Remix.run Logo
chrislattner 2 days ago

If you want the fastest open source implementation on Blackwell and AMD MI355, check out Modular's MAX nightly. You can pip install it super fast, check it out here: https://www.modular.com/blog/day-zero-launch-fastest-perform...

-Chris Lattner (yes, affiliated with Modular :-)

nabakin 2 days ago | parent | next [-]

Faster than TensorRT-LLM on Blackwell? Or do you not consider TensorRT-LLM open source because some dependencies are closed source?

melodyogonna 2 days ago | parent [-]

I reviewed the TensorRT-LLM commit history from the past few days and couldn't find any updates regarding Gemma 4 support. By contrast, here is the reference for MAX:https://github.com/modular/modular/commit/57728b23befed8f3b4...

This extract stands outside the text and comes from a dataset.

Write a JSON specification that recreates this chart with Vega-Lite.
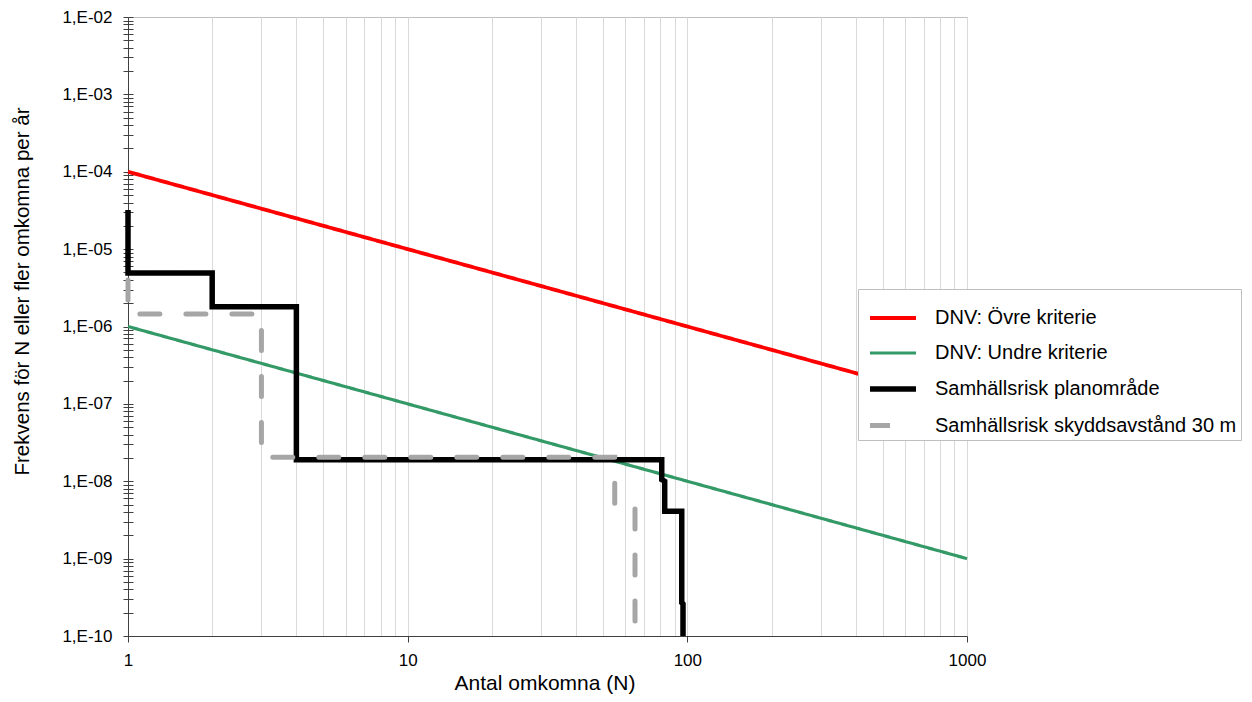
{
  "$schema": "https://vega.github.io/schema/vega-lite/v6.json",
  "width": 839,
  "height": 619,
  "autosize": "none",
  "padding": {"left": 128, "top": 17, "right": 285, "bottom": 66},
  "background": "white",
  "config": {
    "font": "Liberation Sans",
    "view": {"stroke": "#BFBFBF", "strokeWidth": 1},
    "axis": {
      "labelFont": "Liberation Sans",
      "titleFont": "Liberation Sans",
      "labelColor": "#000000",
      "titleColor": "#000000",
      "titleFontWeight": "normal",
      "domainColor": "#404040",
      "tickColor": "#404040",
      "labelFlush": false,
      "labelOverlap": false
    },
    "legend": {
      "orient": "none",
      "legendX": 730,
      "legendY": 272,
      "symbolType": "stroke",
      "symbolSize": 2116,
      "symbolOffset": 5,
      "labelFont": "Liberation Sans",
      "labelFontSize": 20,
      "labelColor": "#000000",
      "labelLimit": 400,
      "labelOffset": 16,
      "rowPadding": -10,
      "padding": 4,
      "strokeColor": "#BFBFBF",
      "fillColor": "#FFFFFF"
    }
  },
  "data": {
    "values": [
      {"serie": "DNV: Övre kriterie", "N": 1, "f": 1e-4, "o": 1},
      {"serie": "DNV: Övre kriterie", "N": 10, "f": 1e-5, "o": 2},
      {"serie": "DNV: Övre kriterie", "N": 100, "f": 1e-6, "o": 3},
      {"serie": "DNV: Övre kriterie", "N": 1000, "f": 1e-7, "o": 4},
      {"serie": "DNV: Undre kriterie", "N": 1, "f": 1e-6, "o": 1},
      {"serie": "DNV: Undre kriterie", "N": 10, "f": 1e-7, "o": 2},
      {"serie": "DNV: Undre kriterie", "N": 100, "f": 1e-8, "o": 3},
      {"serie": "DNV: Undre kriterie", "N": 1000, "f": 1e-9, "o": 4},
      {"serie": "Samhällsrisk planområde", "N": 1, "f": 3.2e-5, "o": 1},
      {"serie": "Samhällsrisk planområde", "N": 1, "f": 4.9e-6, "o": 2},
      {"serie": "Samhällsrisk planområde", "N": 2, "f": 4.9e-6, "o": 3},
      {"serie": "Samhällsrisk planområde", "N": 2, "f": 1.8e-6, "o": 4},
      {"serie": "Samhällsrisk planområde", "N": 4, "f": 1.8e-6, "o": 5},
      {"serie": "Samhällsrisk planområde", "N": 4, "f": 1.9e-8, "o": 6},
      {"serie": "Samhällsrisk planområde", "N": 81, "f": 1.9e-8, "o": 7},
      {"serie": "Samhällsrisk planområde", "N": 81, "f": 1.05e-8, "o": 8},
      {"serie": "Samhällsrisk planområde", "N": 83, "f": 1.0e-8, "o": 9},
      {"serie": "Samhällsrisk planområde", "N": 83, "f": 4.1e-9, "o": 10},
      {"serie": "Samhällsrisk planområde", "N": 95.5, "f": 4.1e-9, "o": 11},
      {"serie": "Samhällsrisk planområde", "N": 95.5, "f": 2.7e-10, "o": 12},
      {"serie": "Samhällsrisk planområde", "N": 96.5, "f": 2.6e-10, "o": 13},
      {"serie": "Samhällsrisk planområde", "N": 96.5, "f": 1e-10, "o": 14},
      {"serie": "Samhällsrisk skyddsavstånd 30 m", "N": 1, "f": 4e-6, "o": 1},
      {"serie": "Samhällsrisk skyddsavstånd 30 m", "N": 1, "f": 1.45e-6, "o": 2},
      {"serie": "Samhällsrisk skyddsavstånd 30 m", "N": 3, "f": 1.45e-6, "o": 3},
      {"serie": "Samhällsrisk skyddsavstånd 30 m", "N": 3, "f": 2.05e-8, "o": 4},
      {"serie": "Samhällsrisk skyddsavstånd 30 m", "N": 55, "f": 2.05e-8, "o": 5},
      {"serie": "Samhällsrisk skyddsavstånd 30 m", "N": 55, "f": 4.6e-9, "o": 6},
      {"serie": "Samhällsrisk skyddsavstånd 30 m", "N": 65, "f": 4.6e-9, "o": 7},
      {"serie": "Samhällsrisk skyddsavstånd 30 m", "N": 65, "f": 1e-10, "o": 8}
    ]
  },
  "encoding": {
    "x": {
      "field": "N",
      "type": "quantitative",
      "scale": {"type": "log", "domain": [1, 1000], "nice": false},
      "axis": {
        "title": "Antal omkomna (N)",
        "titleFontSize": 21,
        "titleX": 416.5,
        "titleY": 53,
        "titleBaseline": "alphabetic",
        "titleAlign": "center",
        "values": [1, 2, 3, 4, 5, 6, 7, 8, 9, 10, 20, 30, 40, 50, 60, 70, 80, 90, 100, 200, 300, 400, 500, 600, 700, 800, 900, 1000],
        "labelExpr": "abs(log(datum.value)/LN10 - round(log(datum.value)/LN10)) < 0.001 ? format(datum.value, 'd') : ''",
        "labelFontSize": 17,
        "labelPadding": 10,
        "tickSize": 6,
        "tickOpacity": {"condition": {"test": "abs(log(datum.value)/LN10 - round(log(datum.value)/LN10)) < 0.001", "value": 1}, "value": 0},
        "grid": true,
        "gridColor": "#D9D9D9",
        "gridWidth": 1
      }
    },
    "color": {
      "field": "serie",
      "type": "nominal",
      "title": null,
      "scale": {
        "domain": ["DNV: Övre kriterie", "DNV: Undre kriterie", "Samhällsrisk planområde", "Samhällsrisk skyddsavstånd 30 m"],
        "range": ["#FF0000", "#339966", "#000000", "#A6A6A6"]
      }
    },
    "strokeWidth": {
      "field": "serie",
      "type": "nominal",
      "title": null,
      "scale": {
        "type": "ordinal",
        "domain": ["DNV: Övre kriterie", "DNV: Undre kriterie", "Samhällsrisk planområde", "Samhällsrisk skyddsavstånd 30 m"],
        "range": [3.8, 3.2, 5.5, 5]
      }
    },
    "strokeDash": {
      "field": "serie",
      "type": "nominal",
      "title": null,
      "scale": {
        "domain": ["DNV: Övre kriterie", "DNV: Undre kriterie", "Samhällsrisk planområde", "Samhällsrisk skyddsavstånd 30 m"],
        "range": [[1, 0], [1, 0], [1, 0], [20, 26]]
      }
    },
    "order": {"field": "o", "type": "quantitative"}
  },
  "layer": [
    {
      "transform": [{"filter": "datum.serie != 'Samhällsrisk skyddsavstånd 30 m'"}],
      "mark": {"type": "line", "strokeJoin": "miter", "clip": false},
      "encoding": {
        "y": {
          "field": "f",
          "type": "quantitative",
          "scale": {"type": "log", "domain": [1e-10, 1e-2], "nice": false},
          "axis": {
            "orient": "left",
            "title": "Frekvens för N eller fler omkomna per år",
            "titleFontSize": 20.5,
            "titleX": -100,
            "titleY": 274,
            "titleBaseline": "alphabetic",
            "titleAlign": "center",
            "titleAngle": 270,
            "values": [1e-10, 2e-10, 3e-10, 4e-10, 5e-10, 6e-10, 7e-10, 8e-10, 9e-10, 1e-9, 2e-9, 3e-9, 4e-9, 5e-9, 6e-9, 7e-9, 8e-9, 9e-9, 1e-8, 2e-8, 3e-8, 4e-8, 5e-8, 6e-8, 7e-8, 8e-8, 9e-8, 1e-7, 2e-7, 3e-7, 4e-7, 5e-7, 6e-7, 7e-7, 8e-7, 9e-7, 1e-6, 2e-6, 3e-6, 4e-6, 5e-6, 6e-6, 7e-6, 8e-6, 9e-6, 1e-5, 2e-5, 3e-5, 4e-5, 5e-5, 6e-5, 7e-5, 8e-5, 9e-5, 1e-4, 2e-4, 3e-4, 4e-4, 5e-4, 6e-4, 7e-4, 8e-4, 9e-4, 1e-3, 2e-3, 3e-3, 4e-3, 5e-3, 6e-3, 7e-3, 8e-3, 9e-3, 1e-2],
            "labelExpr": "abs(log(datum.value)/LN10 - round(log(datum.value)/LN10)) < 0.001 ? '1,E-' + (round(-log(datum.value)/LN10) < 10 ? '0' : '') + round(-log(datum.value)/LN10) : ''",
            "labelFontSize": 17,
            "labelPadding": 11,
            "tickSize": 5,
            "grid": false
          }
        }
      }
    },
    {
      "transform": [{"filter": "datum.serie == 'Samhällsrisk skyddsavstånd 30 m'"}],
      "mark": {"type": "line", "strokeCap": "round", "clip": false},
      "encoding": {
        "y": {
          "field": "f",
          "type": "quantitative",
          "scale": {"type": "log", "domain": [1e-10, 1e-2], "nice": false},
          "axis": {
            "orient": "left",
            "offset": -5,
            "title": null,
            "domain": false,
            "labels": false,
            "grid": false,
            "tickSize": 5,
            "values": [1e-10, 2e-10, 3e-10, 4e-10, 5e-10, 6e-10, 7e-10, 8e-10, 9e-10, 1e-9, 2e-9, 3e-9, 4e-9, 5e-9, 6e-9, 7e-9, 8e-9, 9e-9, 1e-8, 2e-8, 3e-8, 4e-8, 5e-8, 6e-8, 7e-8, 8e-8, 9e-8, 1e-7, 2e-7, 3e-7, 4e-7, 5e-7, 6e-7, 7e-7, 8e-7, 9e-7, 1e-6, 2e-6, 3e-6, 4e-6, 5e-6, 6e-6, 7e-6, 8e-6, 9e-6, 1e-5, 2e-5, 3e-5, 4e-5, 5e-5, 6e-5, 7e-5, 8e-5, 9e-5, 1e-4, 2e-4, 3e-4, 4e-4, 5e-4, 6e-4, 7e-4, 8e-4, 9e-4, 1e-3, 2e-3, 3e-3, 4e-3, 5e-3, 6e-3, 7e-3, 8e-3, 9e-3, 1e-2]
          }
        }
      }
    }
  ],
  "resolve": {"axis": {"y": "independent"}}
}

nabakin 2 days ago | parent [-]

If OP meant they have the fastest implementation of Gemma 4 on Blackwell at the moment, I guess that is technically true. I doubt that will hold up when TensorRT-LLM finishes their implementation though.

pama 2 days ago | parent [-]

How is the sglang performance on Blackwell for this model?

nabakin 2 days ago | parent [-]

Dunno but there's a PR for it. Probably also more performant than Modular.

jjcm 2 days ago | parent | prev [-]

What % of a speedup should I be expecting vs just running this the standard pytorch approach?